BGC-Argo float reveals regime shifts in nitrogen-carbon cycling in an oxygen-deficient zone

Oxygen-deficient zones (ODZs) are hotspots of marine fixed nitrogen loss and greenhouse gas production, but the temporal dynamics of their microbial processes remain poorly resolved. We present a nearly three-year high-resolution record from a BGC-Argo float in the Eastern Tropical North Pacific that captures a sharp transition in nitrite concentrations, reflecting a microbial regime shift. Using a stoichiometric mass-balance model, we quantify nitrogen transformations, including dissimilatory nitrate reduction to nitrite, denitrification, anammox, and nitrite oxidation, and their coupling to carbonate chemistry. The model shows that dissimilatory nitrate reduction to nitrite dominates nitrogen transformations, while denitrification and anammox vary over depth, regime, and organic matter supply. Mesoscale eddies episodically modulate carbonate saturation depths horizons via isopycnal shoaling and deepening.
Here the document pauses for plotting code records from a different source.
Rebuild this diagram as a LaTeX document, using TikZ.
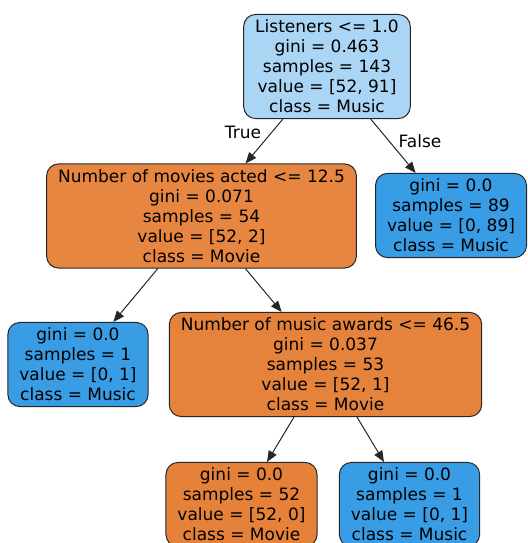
\documentclass[tikz,border=0pt]{standalone}
\usepackage{fontspec}
\setmainfont{DejaVu Sans}
\usetikzlibrary{arrows.meta}
\definecolor{musicblue}{HTML}{399DE5}
\definecolor{movieorange}{HTML}{E58139}
\definecolor{rootblue}{HTML}{AAD5F4}
\definecolor{moviesorange}{HTML}{E68641}
\definecolor{awardsorange}{HTML}{E5833D}
\tikzset{
    treenode/.style={draw=black!85,line width=1pt,rounded corners=12pt,align=center,
        inner xsep=11.5pt,inner ysep=5.5pt,font=\fontsize{17}{20}\selectfont},
    branch/.style={draw=black!85,line width=1pt,-{Triangle[length=11pt,width=9pt]}},
    branchlabel/.style={font=\fontsize{17}{20}\selectfont}
}
\begin{document}
\begin{tikzpicture}[x=1pt,y=-1pt]
    \clip (0,0) rectangle (527,543);
    \fill[white] (0,0) rectangle (527,543);
    % split nodes
    \node[treenode,fill=rootblue] (root) at (327,66.5)
        {Listeners <= 1.0\\gini = 0.463\\samples = 143\\value = [52, 91]\\class = Music};
    \node[treenode,fill=moviesorange] (movies) at (201.5,216)
        {Number of movies acted <= 12.5\\gini = 0.071\\samples = 54\\value = [52, 2]\\class = Movie};
    \node[treenode,fill=awardsorange] (awards) at (325.5,364.5)
        {Number of music awards <= 46.5\\gini = 0.037\\samples = 53\\value = [52, 1]\\class = Movie};
    % leaves
    \node[treenode,fill=musicblue] (leafRight) at (451,215.5)
        {gini = 0.0\\samples = 89\\value = [0, 89]\\class = Music};
    \node[treenode,fill=musicblue] (leafLeft) at (78,364.5)
        {gini = 0.0\\samples = 1\\value = [0, 1]\\class = Music};
    \node[treenode,fill=movieorange] (leafMovie) at (241.5,504.5)
        {gini = 0.0\\samples = 52\\value = [52, 0]\\class = Movie};
    \node[treenode,fill=musicblue] (leafMusic) at (409.5,504.5)
        {gini = 0.0\\samples = 1\\value = [0, 1]\\class = Music};

    % edges from parent to child
    \foreach \p/\c in {root/movies,root/leafRight,movies/leafLeft,movies/awards,awards/leafMovie,awards/leafMusic}{
        \draw[branch] (\p) -- (\c);
    }
    \node[branchlabel] (trueLbl) at (243,132) {True};
    \node[branchlabel] (falseLbl) at (420,141) {False};
\end{tikzpicture}
\end{document}
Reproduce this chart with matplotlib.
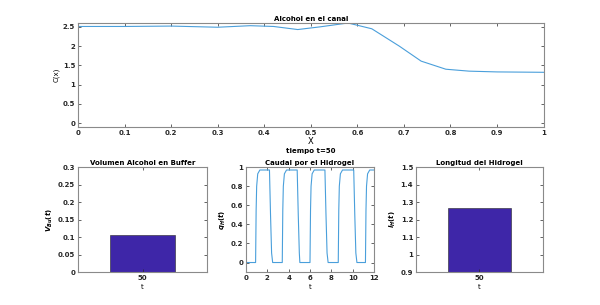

Float-based observations reveal features missed by traditional ship-based sampling, resolving fine-scale links between microbial activity and physical forcing. These results demonstrate the power of BGC-Argo floats to capture nitrogen-carbon coupling in ODZs and provide a scalable framework for extending such insights across other oxygen-deficient regions of the global ocean.